A pregnant woman was forced to sit on the floor of a busy train for almost two hours, as she wasn’t offered a seat on a busy, delayed service.
Liz Jaques, 33, from Tunbridge Wells, tweeted a photo to Southeastern railway on Wednesday 31 August addressing the issue.
“Is it ok to sit on the floor when you’re six months’ pregnant and it’s standing room only on a delayed commute from TW to London?” she wrote.
Although Southeastern apologised for Jaques’ “discomfort”, they simply advised her to wear a baby on board badge.
Jaques argued that it was pretty clear she was pregnant due to the size of her bump, without the need to wear a badge.
Speaking to The Huffington Post UK about the incident, Jaques explained the train was unusually busy because Cannon Street station had been closed.
When she got on the train in Tunbridge Wells, the few free seats in the carriage were snapped up quickly.
“I did try and walk through the carriages, thinking I’d see if there were any seats further up the train (or in first class if I needed to) but it wasn’t easy to squeeze through so I gave up after walking through one carriage,” she told HuffPost UK.
“I looked around and everyone did that thing where they avoid looking at you, which is understandable in some ways – it’s a 50-minute journey and everyone pays a lot of money for their ticket. But still, it’s pretty poor form.”
Jaques said she didn’t ask anyone for a seat, but her very visible bump made it plain to see she was pregnant.
“I sat on the floor by the door,” she continued. “We were delayed by 56 minutes going into London Bridge so it took almost two hours.
“Even the men around me who were standing sat down towards the end.
“A woman put something in the bin next to me just as we were coming in to London Bridge and said: ‘Oh, there’s a seat available now’ – which is pretty annoying.
“It was really uncomfortable – for anyone, let alone a pregnant person.”
Jaques said she has seen tweets and comments claiming she didn’t need a seat because she is not “ill or disabled”.
“I wasn’t claiming to be ‘ill or disabled’ at all,” she explained. “It’s just that people used to offer seats to people who were more in need then them.
“You’re carrying around a lot of extra weight and sometimes you feel pretty shitty [when you’re pregnant].
“But lots of my friends have had the same experience – one almost fainted on a train when she was getting crushed and no-one tried to help.
“It’s surprising that people aren’t sympathetic.”
Southeastern Railway told The Huffington Post UK:”A reduced timetable is in place while Network Rail undertake essential engineering work as part of the Thameslink Programme. We’re really sorry for crowding this has caused to some of our services. We are running longer trains and as frequently as possible, but with Cannon Street closed, services are busier than normal.
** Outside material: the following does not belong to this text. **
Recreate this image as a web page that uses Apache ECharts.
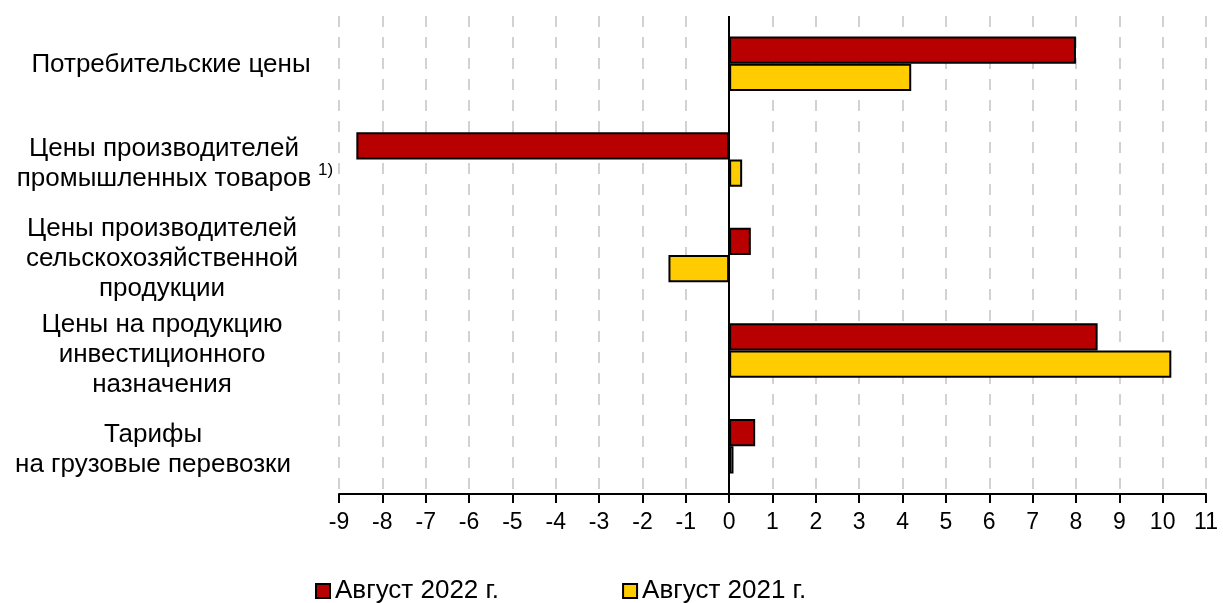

“We offer Baby on Board badges to make travelling by train easier for our pregnant passengers. These badges help other passengers spot mums-to-be more easily, helping to prevent women feeling awkward about asking other passengers for a seat. For pregnant women in their second trimester we also provide a free first class upgrade. We’ve contacted Ms Jaques to offer her a badge and the free upgrade. We encourage any pregnant passengers or those who require priority seating to get in touch with our customer services team who are on call 24 hours a day.”